---------- GIVEN ENTRIES ----------

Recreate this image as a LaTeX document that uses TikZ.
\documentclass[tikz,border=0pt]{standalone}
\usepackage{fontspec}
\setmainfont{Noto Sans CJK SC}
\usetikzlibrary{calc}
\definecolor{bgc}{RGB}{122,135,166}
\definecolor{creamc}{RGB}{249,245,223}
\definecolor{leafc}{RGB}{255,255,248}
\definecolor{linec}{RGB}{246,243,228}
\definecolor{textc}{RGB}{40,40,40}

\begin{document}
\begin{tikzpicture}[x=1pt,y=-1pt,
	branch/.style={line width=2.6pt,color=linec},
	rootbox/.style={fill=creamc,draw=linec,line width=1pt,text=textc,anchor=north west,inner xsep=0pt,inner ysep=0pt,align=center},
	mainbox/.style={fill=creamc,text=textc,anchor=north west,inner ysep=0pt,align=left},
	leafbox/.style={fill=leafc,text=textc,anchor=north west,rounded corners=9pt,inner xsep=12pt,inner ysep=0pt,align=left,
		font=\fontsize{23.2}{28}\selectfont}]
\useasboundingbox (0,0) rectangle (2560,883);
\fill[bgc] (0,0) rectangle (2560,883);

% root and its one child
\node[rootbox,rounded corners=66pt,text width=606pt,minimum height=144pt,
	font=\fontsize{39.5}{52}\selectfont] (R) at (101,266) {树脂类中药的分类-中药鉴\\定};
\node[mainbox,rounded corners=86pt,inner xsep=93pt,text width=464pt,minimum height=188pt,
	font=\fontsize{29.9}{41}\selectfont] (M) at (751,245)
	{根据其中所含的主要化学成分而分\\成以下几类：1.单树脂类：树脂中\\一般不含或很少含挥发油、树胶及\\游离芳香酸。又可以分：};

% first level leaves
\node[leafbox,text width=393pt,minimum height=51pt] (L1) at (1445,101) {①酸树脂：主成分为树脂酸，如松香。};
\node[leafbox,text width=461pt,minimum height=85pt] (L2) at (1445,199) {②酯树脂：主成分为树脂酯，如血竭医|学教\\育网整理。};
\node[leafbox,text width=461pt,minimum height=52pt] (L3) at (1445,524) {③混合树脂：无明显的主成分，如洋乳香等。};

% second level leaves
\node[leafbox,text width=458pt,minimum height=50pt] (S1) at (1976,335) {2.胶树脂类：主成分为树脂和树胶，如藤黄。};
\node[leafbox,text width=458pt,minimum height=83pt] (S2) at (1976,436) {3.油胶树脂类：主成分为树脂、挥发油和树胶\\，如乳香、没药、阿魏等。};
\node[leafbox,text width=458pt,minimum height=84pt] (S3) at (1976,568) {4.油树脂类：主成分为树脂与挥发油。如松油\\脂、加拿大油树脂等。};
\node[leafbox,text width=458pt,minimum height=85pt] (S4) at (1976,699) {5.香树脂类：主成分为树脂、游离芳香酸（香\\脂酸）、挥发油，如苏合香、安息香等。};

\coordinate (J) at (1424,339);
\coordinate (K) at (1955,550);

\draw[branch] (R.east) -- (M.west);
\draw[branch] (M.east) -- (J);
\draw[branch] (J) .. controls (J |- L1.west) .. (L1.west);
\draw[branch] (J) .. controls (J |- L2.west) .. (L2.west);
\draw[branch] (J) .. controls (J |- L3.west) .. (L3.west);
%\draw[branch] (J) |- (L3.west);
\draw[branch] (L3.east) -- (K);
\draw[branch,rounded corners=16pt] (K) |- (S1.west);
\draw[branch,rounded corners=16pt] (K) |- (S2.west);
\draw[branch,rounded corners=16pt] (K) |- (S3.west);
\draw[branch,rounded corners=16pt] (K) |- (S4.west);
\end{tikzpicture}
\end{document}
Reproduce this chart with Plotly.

----------

PROBLEM DESCRIPTION
Reproduce each record shown above without altering a single word.

THE REPLY
Recreate this image as a LaTeX document that uses TikZ.
\documentclass[tikz,border=0pt]{standalone}
\usepackage{fontspec}
\setmainfont{Noto Sans CJK SC}
\usetikzlibrary{calc}
\definecolor{bgc}{RGB}{122,135,166}
\definecolor{creamc}{RGB}{249,245,223}
\definecolor{leafc}{RGB}{255,255,248}
\definecolor{linec}{RGB}{246,243,228}
\definecolor{textc}{RGB}{40,40,40}

\begin{document}
\begin{tikzpicture}[x=1pt,y=-1pt,
	branch/.style={line width=2.6pt,color=linec},
	rootbox/.style={fill=creamc,draw=linec,line width=1pt,text=textc,anchor=north west,inner xsep=0pt,inner ysep=0pt,align=center},
	mainbox/.style={fill=creamc,text=textc,anchor=north west,inner ysep=0pt,align=left},
	leafbox/.style={fill=leafc,text=textc,anchor=north west,rounded corners=9pt,inner xsep=12pt,inner ysep=0pt,align=left,
		font=\fontsize{23.2}{28}\selectfont}]
\useasboundingbox (0,0) rectangle (2560,883);
\fill[bgc] (0,0) rectangle (2560,883);

% root and its one child
\node[rootbox,rounded corners=66pt,text width=606pt,minimum height=144pt,
	font=\fontsize{39.5}{52}\selectfont] (R) at (101,266) {树脂类中药的分类-中药鉴\\定};
\node[mainbox,rounded corners=86pt,inner xsep=93pt,text width=464pt,minimum height=188pt,
	font=\fontsize{29.9}{41}\selectfont] (M) at (751,245)
	{根据其中所含的主要化学成分而分\\成以下几类：1.单树脂类：树脂中\\一般不含或很少含挥发油、树胶及\\游离芳香酸。又可以分：};

% first level leaves
\node[leafbox,text width=393pt,minimum height=51pt] (L1) at (1445,101) {①酸树脂：主成分为树脂酸，如松香。};
\node[leafbox,text width=461pt,minimum height=85pt] (L2) at (1445,199) {②酯树脂：主成分为树脂酯，如血竭医|学教\\育网整理。};
\node[leafbox,text width=461pt,minimum height=52pt] (L3) at (1445,524) {③混合树脂：无明显的主成分，如洋乳香等。};

% second level leaves
\node[leafbox,text width=458pt,minimum height=50pt] (S1) at (1976,335) {2.胶树脂类：主成分为树脂和树胶，如藤黄。};
\node[leafbox,text width=458pt,minimum height=83pt] (S2) at (1976,436) {3.油胶树脂类：主成分为树脂、挥发油和树胶\\，如乳香、没药、阿魏等。};
\node[leafbox,text width=458pt,minimum height=84pt] (S3) at (1976,568) {4.油树脂类：主成分为树脂与挥发油。如松油\\脂、加拿大油树脂等。};
\node[leafbox,text width=458pt,minimum height=85pt] (S4) at (1976,699) {5.香树脂类：主成分为树脂、游离芳香酸（香\\脂酸）、挥发油，如苏合香、安息香等。};

\coordinate (J) at (1424,339);
\coordinate (K) at (1955,550);

\draw[branch] (R.east) -- (M.west);
\draw[branch] (M.east) -- (J);
\draw[branch] (J) .. controls (J |- L1.west) .. (L1.west);
\draw[branch] (J) .. controls (J |- L2.west) .. (L2.west);
\draw[branch] (J) .. controls (J |- L3.west) .. (L3.west);
%\draw[branch] (J) |- (L3.west);
\draw[branch] (L3.east) -- (K);
\draw[branch,rounded corners=16pt] (K) |- (S1.west);
\draw[branch,rounded corners=16pt] (K) |- (S2.west);
\draw[branch,rounded corners=16pt] (K) |- (S3.west);
\draw[branch,rounded corners=16pt] (K) |- (S4.west);
\end{tikzpicture}
\end{document}
Reproduce this chart with Plotly.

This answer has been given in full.